По достаточно достоверным, хотя и недокументированным (пока что!) данным, сам Курелла и был главным автором этой книги, которую французский писатель лишь отредактировал и подписал. Почти сразу же вслед за этим Барбюс в очередной раз посетил Москву и несколько дней спустя отправился к праотцам, не то отравившись грибами (рыбой? арбузом?), не то подхватив инфекцию, ни разу не названную по имени ни в одном «медицинском» документе. Курелла — он был верным служакой, но в чекистской кухне разбирался не слишком — без труда догадался, что Барбюсу помогли умереть (конечно, «враги народа»), написал об этом в ЦК, но ответа, естественно, не получил. На его взгляды и верность не повлияло и это.
Делом Семена Ростовского занималось несколько следователей Лубянки очень высокого ранга — сплошь подполковники, полковники и генералы: Никитин, Зотов, Мельников, Рублев… Они и столкнули двух собеседников в новой словесной дуэли, только теперь она называлась уныло и угрожающе: «очная ставка». Курелла сказал напрямик, что дружба, мол, дружбой, но святая идейность для него, разумеется, выше любых дружб.

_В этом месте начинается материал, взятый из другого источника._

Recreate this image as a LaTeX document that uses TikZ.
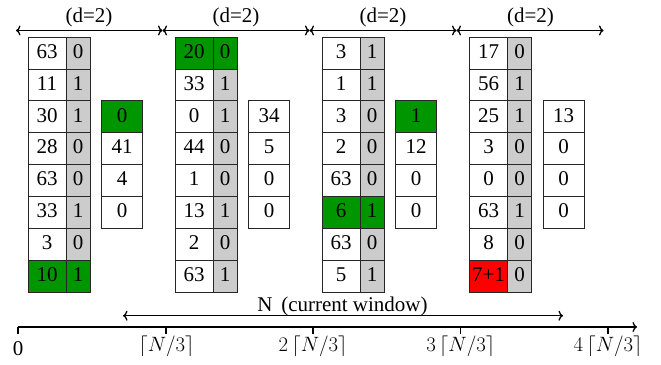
\documentclass[tikz,border=0pt]{standalone}
\usepackage{fontspec}
\setmainfont{Liberation Serif}
\usetikzlibrary{arrows.meta}
\definecolor{cgreen}{RGB}{0,150,0}
\definecolor{cgray}{RGB}{204,204,204}
\definecolor{cred}{RGB}{255,0,0}
\newcommand\mkblock[4]{%
  \foreach \v/\g/\sv/\sg [count=\r] in {#3}{%
    \node[vcell,\sv] (#2v\r) at ({#1+19},{37+(\r-0.5)*31.9}) {\v};
    \node[gcell,\sg] (#2g\r) at ({#1+50},{37+(\r-0.5)*31.9}) {\g};
  }%
  \foreach \t/\s [count=\r from 3] in {#4}{%
    \node[tcell,\s] (#2t\r) at ({#1+94},{37+(\r-0.5)*31.9}) {\t};
  }%
}
\begin{document}
\fontsize{21}{24}\selectfont
\begin{tikzpicture}[x=1pt,y=-1pt,
  every node/.style={font=\fontsize{21}{24}\selectfont},
  cell/.style={draw=black!85,line width=0.8pt,inner sep=0pt,outer sep=0pt,
    minimum height=31.9pt,text height=14.5pt,text depth=4pt,anchor=center},
  vcell/.style={cell,minimum width=38pt},
  gcell/.style={cell,minimum width=24pt},
  tcell/.style={cell,minimum width=41pt},
  wh/.style={fill=white}, gr/.style={fill=cgreen}, rd/.style={fill=cred}, gy/.style={fill=cgray},
  tip/.tip={To[length=4.5pt,width=10pt]},
  arr/.style={line width=1.3pt,tip-tip},
  axis/.style={line width=1.3pt},
  lab/.style={inner sep=0pt,anchor=base}]
\useasboundingbox (0,0) rectangle (661,364);

\mkblock{28}{a}{63/0/wh/gy,11/1/wh/gy,30/1/wh/gy,28/0/wh/gy,63/0/wh/gy,33/1/wh/gy,3/0/wh/gy,10/1/gr/gr}{0/gr,41/wh,4/wh,0/wh}
\mkblock{175}{b}{20/0/gr/gr,33/1/wh/gy,0/1/wh/gy,44/0/wh/gy,1/0/wh/gy,13/1/wh/gy,2/0/wh/gy,63/1/wh/gy}{34/wh,5/wh,0/wh,0/wh}
\mkblock{322}{c}{3/1/wh/gy,1/1/wh/gy,3/0/wh/gy,2/0/wh/gy,63/0/wh/gy,6/1/gr/gr,63/0/wh/gy,5/1/wh/gy}{1/gr,12/wh,0/wh,0/wh}
\mkblock{469.5}{d}{17/0/wh/gy,56/1/wh/gy,25/1/wh/gy,3/0/wh/gy,0/0/wh/gy,63/1/wh/gy,8/0/wh/gy,7+1/0/rd/gy}{13/wh,0/wh,0/wh,0/wh}

% top window arrows
\coordinate (p0) at (16,30.5);
\coordinate (p1) at (162.5,30.5);
\coordinate (p2) at (309.5,30.5);
\coordinate (p3) at (456.5,30.5);
\coordinate (p4) at (603.5,30.5);
\draw[arr] (p0) -- (p1);
\draw[arr] (p1) -- (p2);
\draw[arr] (p2) -- (p3);
\draw[arr] (p3) -- (p4);
\node[lab] (d1) at (89,22) {(d=2)};
\node[lab] (d2) at (236,22) {(d=2)};
\node[lab] (d3) at (383,22) {(d=2)};
\node[lab] (d4) at (530.5,22) {(d=2)};

% current window
\coordinate (w0) at (123,315.7);
\coordinate (w1) at (563,315.7);
\draw[arr] (w0) -- (w1);
\node[lab] (wl) at (342.5,311.3) {N \,(current window)};

% axis
\coordinate (x0) at (18,327);
\coordinate (x1) at (166,327);
\coordinate (x2) at (313,327);
\coordinate (x3) at (460.7,327);
\coordinate (x4) at (608,327);
\coordinate (xe) at (637,327);
\draw[axis,-tip] (x0) -- (xe);
\foreach \i in {0,...,4}{\draw[axis] (x\i) -- ++(0,6.5);}
\node[lab] (l0) at (18,355) {0};
\node[lab] (l1) at (166.5,351) {$\lceil N/3\rceil$};
\node[lab] (l2) at (313,351) {$2\left\lceil N/3\right\rceil$};
\node[lab] (l3) at (460.7,351) {$3\left\lceil N/3\right\rceil$};
\node[lab] (l4) at (608,351) {$4\left\lceil N/3\right\rceil$};
\end{tikzpicture}
\end{document}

«В процессе длительного общения, — вещал Курелла, — Ростовский неоднократно высказывался в антисоветском духе по ряду вопросов, в частности, о характеристике советского строя. Государственный строй в СССР, утверждал он, якобы не имеет ничего общего с социализмом, а по существу является государственным капитализмом. В подтверждение этой троцкистской концепции Ростовский приводил такие доводы: в Советском Союзе существует определенная прослойка людей, в руках которых сосредоточена вся власть, и эта прослойка руководящего советского партийного актива присваивает себе продукты труда советских людей. <…> Среди руководителей партии и правительства, говорил он, якобы идет борьба за власть, при этом он допускал выпады против главы советского правительства <таковым был почивший уже к тому времени Иосиф Виссарионович Сталин>. Он даже утверждал, что будто бы не американский империализм, а Советский Союз спровоцировал войну в Корее, что советская внешняя политика якобы агрессивна и что Советский Союз потерял ту симпатию со стороны народа Англии, которую он завоевал во время войны».

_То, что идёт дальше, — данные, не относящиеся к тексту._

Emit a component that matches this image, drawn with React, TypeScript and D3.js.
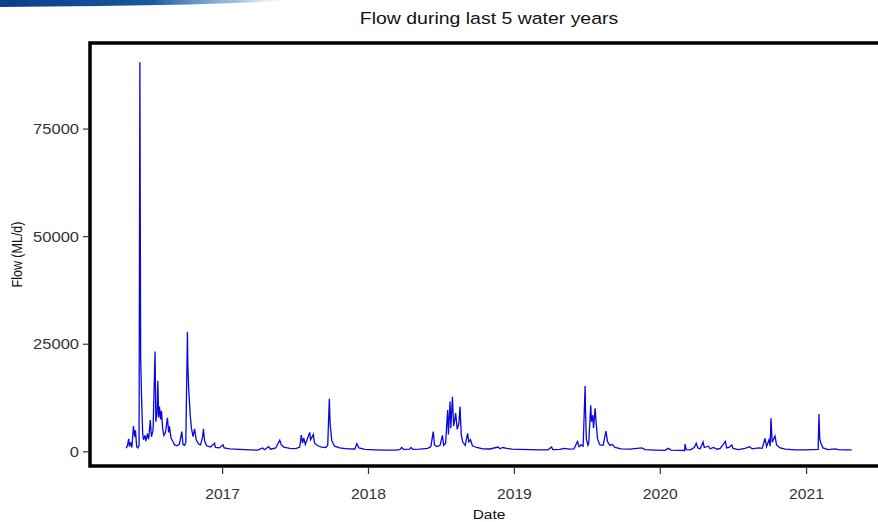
import * as d3 from "d3"

// daily flow, sampled at the turning points of the hydrograph
const dates = [
  "2016-05-05", "2016-05-08", "2016-05-11", "2016-05-13", "2016-05-16", "2016-05-19", "2016-05-23", "2016-05-26",
  "2016-05-28", "2016-05-31", "2016-06-03", "2016-06-06", "2016-06-08", "2016-06-10", "2016-06-12", "2016-06-15",
  "2016-06-17", "2016-06-21", "2016-06-23", "2016-06-27", "2016-06-30", "2016-07-04", "2016-07-07", "2016-07-11",
  "2016-07-16", "2016-07-18", "2016-07-21", "2016-07-23", "2016-07-25", "2016-07-27", "2016-07-30", "2016-08-01",
  "2016-08-04", "2016-08-07", "2016-08-11", "2016-08-16", "2016-08-19", "2016-08-21", "2016-08-25", "2016-08-29",
  "2016-09-03", "2016-09-09", "2016-09-15", "2016-09-21", "2016-09-24", "2016-09-28", "2016-10-01", "2016-10-05",
  "2016-10-06", "2016-10-08", "2016-10-12", "2016-10-15", "2016-10-19", "2016-10-23", "2016-10-27", "2016-11-02",
  "2016-11-07", "2016-11-12", "2016-11-14", "2016-11-17", "2016-11-22", "2016-12-02", "2016-12-12", "2016-12-14",
  "2016-12-24", "2017-01-02", "2017-01-05",
  "2017-01-19", "2017-02-13", "2017-03-10", "2017-03-30", "2017-04-11", "2017-04-16", "2017-04-26", "2017-05-01",
  "2017-05-14", "2017-05-24", "2017-05-28", "2017-06-03", "2017-06-18", "2017-07-03", "2017-07-13", "2017-07-17",
  "2017-07-20", "2017-07-23", "2017-07-27", "2017-07-30", "2017-08-07", "2017-08-09", "2017-08-12", "2017-08-16",
  "2017-08-19", "2017-08-27", "2017-09-06", "2017-09-16", "2017-09-21", "2017-09-25", "2017-09-27", "2017-10-01",
  "2017-10-08", "2017-10-21", "2017-11-10", "2017-11-28", "2017-12-03", "2017-12-08", "2017-12-23",
  "2018-01-17", "2018-02-11", "2018-03-08", "2018-03-20", "2018-03-25", "2018-03-30", "2018-04-14", "2018-04-17",
  "2018-04-22", "2018-05-09", "2018-05-29", "2018-06-06", "2018-06-12", "2018-06-15", "2018-06-21", "2018-06-29",
  "2018-07-05", "2018-07-08", "2018-07-13", "2018-07-18", "2018-07-20", "2018-07-24", "2018-07-26", "2018-07-30",
  "2018-08-02", "2018-08-05", "2018-08-07", "2018-08-11", "2018-08-15", "2018-08-18", "2018-08-21", "2018-08-25",
  "2018-08-31", "2018-09-06", "2018-09-09", "2018-09-13", "2018-09-18", "2018-09-29", "2018-10-14", "2018-11-01",
  "2018-11-21", "2018-11-26", "2018-12-03", "2018-12-13", "2018-12-26",
  "2019-01-15", "2019-02-09", "2019-03-06", "2019-03-26", "2019-04-04", "2019-04-07", "2019-04-25", "2019-05-05",
  "2019-05-18", "2019-05-30", "2019-06-08", "2019-06-12", "2019-06-17", "2019-06-22", "2019-06-27", "2019-06-28",
  "2019-06-30", "2019-07-04", "2019-07-06", "2019-07-11", "2019-07-13", "2019-07-16", "2019-07-18", "2019-07-22",
  "2019-07-24", "2019-07-28", "2019-08-03", "2019-08-11", "2019-08-18", "2019-08-22", "2019-08-28", "2019-09-03",
  "2019-09-10", "2019-09-25", "2019-10-17", "2019-11-16", "2019-11-24", "2019-12-19",
  "2020-01-13", "2020-01-21", "2020-01-28", "2020-02-19", "2020-03-02", "2020-03-03", "2020-03-06", "2020-03-16",
  "2020-03-26", "2020-03-31", "2020-04-04", "2020-04-10", "2020-04-17", "2020-04-20", "2020-04-30", "2020-05-05",
  "2020-05-13", "2020-05-22", "2020-05-30", "2020-06-12", "2020-06-15", "2020-06-22", "2020-06-28", "2020-07-01",
  "2020-07-14", "2020-07-31", "2020-08-11", "2020-08-18", "2020-09-02", "2020-09-12", "2020-09-19", "2020-09-23",
  "2020-09-29", "2020-10-02", "2020-10-04", "2020-10-07", "2020-10-14", "2020-10-18", "2020-10-27", "2020-11-09",
  "2020-12-04", "2020-12-29",
  "2021-01-15", "2021-01-30", "2021-02-01", "2021-02-03", "2021-02-06", "2021-02-11", "2021-02-24", "2021-03-13",
  "2021-03-21", "2021-04-07", "2021-04-24",
]

const flows = [
  800, 1500, 3000, 1200, 2200, 1000, 6000, 3500,
  5000, 1200, 900, 1500, 90500, 22000, 13500, 4400,
  2800, 3800, 2500, 4200, 2900, 7400, 3500, 5000,
  23300, 7000, 9000, 16500, 8000, 10500, 7500, 9500,
  5500, 3800, 4400, 7900, 4500, 5900, 3200, 2500,
  1600, 1400, 1800, 4700, 1700, 1500, 2200, 27900,
  20200, 15000, 8500, 5500, 3500, 5300, 2800, 1800,
  1600, 3500, 5300, 2500, 1400, 1100, 2000, 1000,
  900, 1600, 900,
  700, 550, 450, 400, 900, 500, 1200, 600,
  900, 2700, 1600, 1100, 800, 750, 1100, 3900,
  2000, 3200, 1700, 2500, 4500, 2800, 3300, 4000,
  2000, 1400, 1100, 1000, 1500, 12300, 6500, 2700,
  1300, 900, 700, 650, 1900, 900, 550,
  450, 400, 380, 500, 1000, 550, 600, 1000,
  550, 600, 800, 1200, 4700, 1600, 1200, 1500,
  3800, 1500, 2000, 9700, 4000, 11700, 5500, 12800,
  6000, 7500, 9000, 5200, 6500, 10500, 4000, 2200,
  1500, 4300, 2300, 2800, 1400, 1000, 700, 650,
  1100, 700, 1000, 800, 600,
  550, 500, 450, 450, 1100, 500, 550, 800,
  600, 700, 2400, 1200, 1600, 1300, 15300, 9700,
  3000, 1500, 2000, 10800, 7000, 8500, 5500, 10100,
  7400, 3000, 1600, 1500, 4800, 2400, 1500, 1700,
  1000, 700, 600, 900, 500, 400,
  350, 800, 400, 350, 300, 1800, 500, 450,
  1000, 2000, 900, 700, 2300, 1000, 1300, 700,
  1000, 600, 800, 2400, 900, 1100, 1600, 800,
  500, 800, 1200, 700, 900, 800, 3100, 1200,
  2800, 1300, 7800, 2200, 3700, 1600, 900, 600,
  450, 450,
  500, 550, 8800, 3000, 2000, 900, 500, 700,
  500, 450, 450,
]

const yTicks = [0, 25000, 50000, 75000]
const xTickYears = [2017, 2018, 2019, 2020, 2021]

const W = 878
const H = 522
const panel = { left: 90, top: 43, right: 888, bottom: 466 }
const FONT = "'Liberation Sans', Arial, sans-serif"
// the source image is stretched sideways, so the lettering is too
const SX = 1.18

export default function App() {
  const parse = d3.timeParse("%Y-%m-%d")
  const data = dates.map((d, i) => ({ date: parse(d)!, flow: flows[i] }))

  // ggplot-style 5% expansion of the date range
  const [d0, d1] = d3.extent(data, (d) => d.date) as [Date, Date]
  const pad = (d1.getTime() - d0.getTime()) * 0.05
  const x = d3
    .scaleTime()
    .domain([new Date(d0.getTime() - pad), new Date(d1.getTime() + pad)])
    .range([panel.left, panel.right])

  const y = d3.scaleLinear().domain([-3300, 95000]).range([panel.bottom, panel.top])

  const line = d3
    .line<{ date: Date; flow: number }>()
    .x((d) => x(d.date))
    .y((d) => y(d.flow))

  return (
    <svg
      width={W}
      height={H}
      style={{ position: "absolute", left: 0, top: 0, background: "#fff" }}
      fontFamily={FONT}
    >
      <defs>
        <linearGradient id="banner" x1="0" x2="1" y1="0" y2="0">
          <stop offset="0" stopColor="#0b3f86" />
          <stop offset="0.5" stopColor="#1657a0" />
          <stop offset="0.8" stopColor="#6d9bd0" stopOpacity="0.6" />
          <stop offset="1" stopColor="#ffffff" stopOpacity="0" />
        </linearGradient>
        <clipPath id="panel-clip">
          <rect x={panel.left} y={panel.top} width={panel.right - panel.left} height={panel.bottom - panel.top} />
        </clipPath>
      </defs>

      <path d="M0,0 L300,0 L260,2 L190,4.5 L100,6 L0,7 Z" fill="url(#banner)" />

      <g transform={`translate(${(panel.left + panel.right) / 2},24) scale(${SX},1)`}>
        <text textAnchor="middle" fontSize={16.5} fill="#111">
          Flow during last 5 water years
        </text>
      </g>

      <path d={line(data) ?? ""} fill="none" stroke="#0808dd" strokeWidth={1.3} clipPath="url(#panel-clip)" />

      <rect
        x={panel.left}
        y={panel.top}
        width={panel.right - panel.left}
        height={panel.bottom - panel.top}
        fill="none"
        stroke="#000"
        strokeWidth={3.5}
      />

      {yTicks.map((t) => (
        <g key={t} transform={`translate(0,${y(t)})`}>
          <line x1={panel.left - 7} x2={panel.left - 2} stroke="#333" strokeWidth={1.2} />
          <g transform={`translate(${panel.left - 11},0) scale(${SX},1)`}>
            <text dy="0.36em" textAnchor="end" fontSize={14} fill="#333">
              {t}
            </text>
          </g>
        </g>
      ))}

      {xTickYears.map((yr) => {
        const px = x(new Date(yr, 0, 1))
        return (
          <g key={yr} transform={`translate(${px},0)`}>
            <line y1={panel.bottom + 2} y2={panel.bottom + 8} stroke="#333" strokeWidth={1.2} />
            <g transform={`translate(0,${panel.bottom + 33}) scale(1.12,1)`}>
              <text textAnchor="middle" fontSize={14} fill="#333">
                {yr}
              </text>
            </g>
          </g>
        )
      })}

      <g transform={`translate(${(panel.left + panel.right) / 2},519) scale(1.15,1)`}>
        <text textAnchor="middle" fontSize={13.5} fill="#111">
          Date
        </text>
      </g>
      <g transform={`translate(22,${(panel.top + panel.bottom) / 2}) rotate(-90) scale(1,1.15)`}>
        <text textAnchor="middle" fontSize={12.5} fill="#111">
          Flow (ML/d)
        </text>
      </g>
    </svg>
  )
}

Альфреда Куреллу можно было бы обвинить в клевете, если бы я лично, хотя и значительно позже, не слышал от Семена Николаевича все то же самое, что воспроизводил доносчик. Доносчик, но не клеветник. Прусский педант и одновременно коммунистический фанатик. Прозаик, литературный критик и переводчик, который выбирал для своих переводов не Софронова с Грибачевым, а Твардовского с Паустовским, но ничему у них так и не научился. И только поэтому стал потом секретарем гедеэровского ЦК, главным партидеологом Восточной Германии, насаждавшим в немецкой культурной среде те самые взгляды, которые он тайно излагал перед следователями Лубянки.

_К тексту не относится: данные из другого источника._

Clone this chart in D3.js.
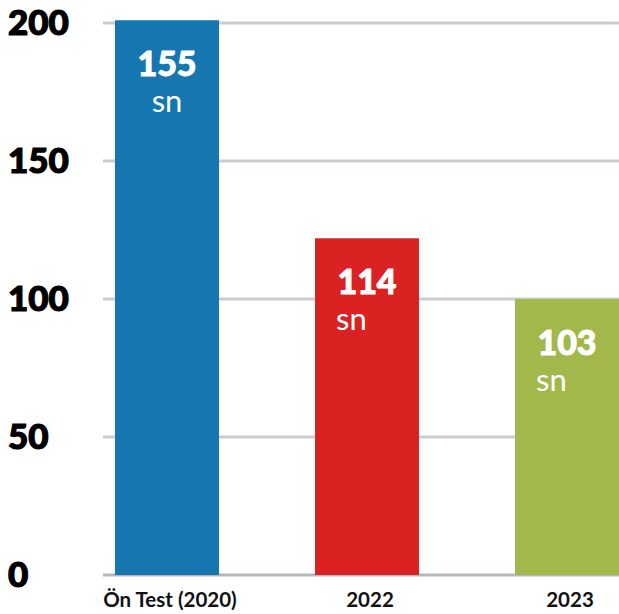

Но Эрнст Генри, искушенный в создании всевозможных легенд и знавший уже не только о смерти Сталина, но и о падении Берии, просчитавший тотчас же, какие перемены за этим последуют, стал отрицать не факты, а лишь их произвольное толкование. «Я действительно говорил все то, что рассказывает Курелла, — подтвердил мудрый подследственный, — но это были вовсе не мои слова и не мои мысли. Ведь я, как и Курелла, был допущен по роду моей журналистской работы к западной прессе, мы делились друг с другом тем, что там прочитали, и я часто пересказывал в беседах с Куреллой ту пропагандистскую клевету, которой эта пресса была переполнена. Мы обсуждали, как надо на нее реагировать в советской и зарубежной печати».